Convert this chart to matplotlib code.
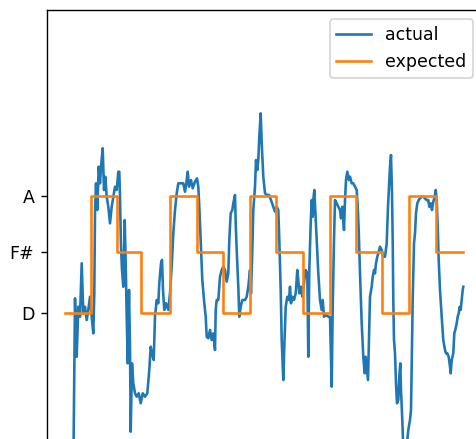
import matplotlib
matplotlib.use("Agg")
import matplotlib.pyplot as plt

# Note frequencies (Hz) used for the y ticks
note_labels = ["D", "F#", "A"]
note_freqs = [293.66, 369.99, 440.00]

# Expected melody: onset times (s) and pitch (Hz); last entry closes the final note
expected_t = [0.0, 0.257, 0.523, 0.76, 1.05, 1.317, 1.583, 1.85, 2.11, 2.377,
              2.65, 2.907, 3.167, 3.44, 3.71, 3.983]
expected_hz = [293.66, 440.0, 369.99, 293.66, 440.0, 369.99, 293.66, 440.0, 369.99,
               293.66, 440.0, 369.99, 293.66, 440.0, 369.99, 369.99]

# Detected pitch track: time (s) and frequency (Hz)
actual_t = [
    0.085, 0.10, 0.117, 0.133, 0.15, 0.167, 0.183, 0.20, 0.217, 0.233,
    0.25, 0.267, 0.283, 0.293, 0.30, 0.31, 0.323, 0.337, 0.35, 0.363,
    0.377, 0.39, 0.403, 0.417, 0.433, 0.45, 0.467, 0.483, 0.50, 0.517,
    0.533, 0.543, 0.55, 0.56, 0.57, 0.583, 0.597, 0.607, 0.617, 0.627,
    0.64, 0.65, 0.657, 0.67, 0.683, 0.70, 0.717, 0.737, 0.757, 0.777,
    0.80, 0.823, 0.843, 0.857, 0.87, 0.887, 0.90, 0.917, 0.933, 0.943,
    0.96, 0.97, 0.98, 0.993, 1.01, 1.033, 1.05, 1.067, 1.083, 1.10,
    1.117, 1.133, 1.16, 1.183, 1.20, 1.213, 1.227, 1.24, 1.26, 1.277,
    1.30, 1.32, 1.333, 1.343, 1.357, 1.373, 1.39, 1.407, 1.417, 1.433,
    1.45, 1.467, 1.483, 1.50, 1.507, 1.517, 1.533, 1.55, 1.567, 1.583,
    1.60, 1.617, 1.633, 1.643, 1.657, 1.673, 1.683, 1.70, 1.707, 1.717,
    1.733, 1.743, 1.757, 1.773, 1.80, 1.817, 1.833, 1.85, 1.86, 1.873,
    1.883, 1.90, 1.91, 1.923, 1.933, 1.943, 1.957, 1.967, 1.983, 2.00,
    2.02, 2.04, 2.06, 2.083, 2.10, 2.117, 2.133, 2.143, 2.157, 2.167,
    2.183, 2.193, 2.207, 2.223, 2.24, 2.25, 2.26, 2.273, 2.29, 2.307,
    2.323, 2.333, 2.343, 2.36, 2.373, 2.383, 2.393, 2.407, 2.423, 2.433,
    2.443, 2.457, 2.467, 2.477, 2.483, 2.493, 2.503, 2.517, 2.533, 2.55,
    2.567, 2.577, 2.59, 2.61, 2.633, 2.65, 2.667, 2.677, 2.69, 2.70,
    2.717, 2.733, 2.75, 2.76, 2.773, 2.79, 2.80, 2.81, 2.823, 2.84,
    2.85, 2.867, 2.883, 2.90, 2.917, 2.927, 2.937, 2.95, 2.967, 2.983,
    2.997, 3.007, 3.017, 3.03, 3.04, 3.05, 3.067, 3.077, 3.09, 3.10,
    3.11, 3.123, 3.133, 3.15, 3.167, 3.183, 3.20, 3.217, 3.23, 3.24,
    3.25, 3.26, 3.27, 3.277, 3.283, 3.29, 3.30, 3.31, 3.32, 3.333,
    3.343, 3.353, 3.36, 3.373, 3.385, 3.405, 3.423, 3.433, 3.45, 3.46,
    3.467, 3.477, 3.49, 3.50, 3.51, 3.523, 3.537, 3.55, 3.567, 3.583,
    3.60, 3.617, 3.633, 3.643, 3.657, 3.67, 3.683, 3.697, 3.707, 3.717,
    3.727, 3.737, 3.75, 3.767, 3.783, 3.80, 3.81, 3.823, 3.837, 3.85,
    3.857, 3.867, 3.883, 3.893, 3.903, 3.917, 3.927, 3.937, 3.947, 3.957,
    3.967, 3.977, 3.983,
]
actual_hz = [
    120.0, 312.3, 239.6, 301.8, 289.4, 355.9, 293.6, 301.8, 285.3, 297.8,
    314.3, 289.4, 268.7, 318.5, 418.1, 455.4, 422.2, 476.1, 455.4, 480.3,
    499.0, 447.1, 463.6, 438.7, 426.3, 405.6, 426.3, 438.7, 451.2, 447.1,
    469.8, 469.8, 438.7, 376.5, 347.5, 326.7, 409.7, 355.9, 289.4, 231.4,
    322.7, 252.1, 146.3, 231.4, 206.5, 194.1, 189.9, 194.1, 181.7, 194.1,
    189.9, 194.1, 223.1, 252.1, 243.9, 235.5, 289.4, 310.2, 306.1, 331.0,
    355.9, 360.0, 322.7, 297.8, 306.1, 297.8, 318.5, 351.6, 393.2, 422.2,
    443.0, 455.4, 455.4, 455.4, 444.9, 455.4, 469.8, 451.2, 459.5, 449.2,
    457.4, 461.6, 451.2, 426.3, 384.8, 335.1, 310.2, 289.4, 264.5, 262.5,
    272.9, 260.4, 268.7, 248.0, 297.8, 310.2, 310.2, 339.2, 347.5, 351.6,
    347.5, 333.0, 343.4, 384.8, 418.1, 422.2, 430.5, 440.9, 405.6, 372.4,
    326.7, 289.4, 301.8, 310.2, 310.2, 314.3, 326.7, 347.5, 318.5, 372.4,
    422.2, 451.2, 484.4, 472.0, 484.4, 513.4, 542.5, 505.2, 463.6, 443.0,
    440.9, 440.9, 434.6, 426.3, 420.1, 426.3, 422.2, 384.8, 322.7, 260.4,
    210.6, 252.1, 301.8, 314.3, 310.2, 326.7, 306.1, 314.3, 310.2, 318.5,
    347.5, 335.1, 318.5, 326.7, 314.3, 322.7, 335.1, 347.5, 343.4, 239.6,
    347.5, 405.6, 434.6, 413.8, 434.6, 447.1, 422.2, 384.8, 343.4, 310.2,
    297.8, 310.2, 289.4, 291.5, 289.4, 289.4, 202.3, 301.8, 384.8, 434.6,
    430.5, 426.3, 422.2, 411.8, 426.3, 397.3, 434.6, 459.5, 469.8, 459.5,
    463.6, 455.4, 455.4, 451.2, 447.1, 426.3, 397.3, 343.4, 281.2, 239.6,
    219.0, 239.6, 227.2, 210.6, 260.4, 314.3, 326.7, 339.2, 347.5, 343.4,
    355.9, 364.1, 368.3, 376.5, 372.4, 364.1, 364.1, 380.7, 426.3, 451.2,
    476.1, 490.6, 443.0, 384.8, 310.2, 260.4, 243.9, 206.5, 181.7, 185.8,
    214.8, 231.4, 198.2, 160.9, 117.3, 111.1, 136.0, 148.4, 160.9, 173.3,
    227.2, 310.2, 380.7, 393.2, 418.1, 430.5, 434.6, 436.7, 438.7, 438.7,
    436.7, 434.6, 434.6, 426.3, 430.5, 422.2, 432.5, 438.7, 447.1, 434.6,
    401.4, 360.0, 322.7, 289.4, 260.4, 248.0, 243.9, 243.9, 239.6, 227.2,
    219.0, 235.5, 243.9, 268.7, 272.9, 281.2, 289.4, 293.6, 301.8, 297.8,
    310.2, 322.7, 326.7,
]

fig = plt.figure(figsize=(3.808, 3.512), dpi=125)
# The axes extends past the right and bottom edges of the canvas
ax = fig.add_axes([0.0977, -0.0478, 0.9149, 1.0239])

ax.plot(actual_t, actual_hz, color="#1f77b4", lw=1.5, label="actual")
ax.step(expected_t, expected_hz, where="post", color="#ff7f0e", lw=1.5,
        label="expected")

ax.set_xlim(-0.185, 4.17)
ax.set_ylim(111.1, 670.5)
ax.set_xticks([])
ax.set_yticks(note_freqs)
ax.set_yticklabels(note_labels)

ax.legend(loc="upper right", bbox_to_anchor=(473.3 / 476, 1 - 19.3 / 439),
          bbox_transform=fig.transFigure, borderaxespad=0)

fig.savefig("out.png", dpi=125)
———
Goal of the exercise:
Please restate the material above line by line, exactly, beginning at its first line and ending with the line that contains "note_freqs = [293.66, 369.99, 440.00]", without any pictures.

Solution:
Convert this chart to matplotlib code.
import matplotlib
matplotlib.use("Agg")
import matplotlib.pyplot as plt

# Note frequencies (Hz) used for the y ticks
note_labels = ["D", "F#", "A"]
note_freqs = [293.66, 369.99, 440.00]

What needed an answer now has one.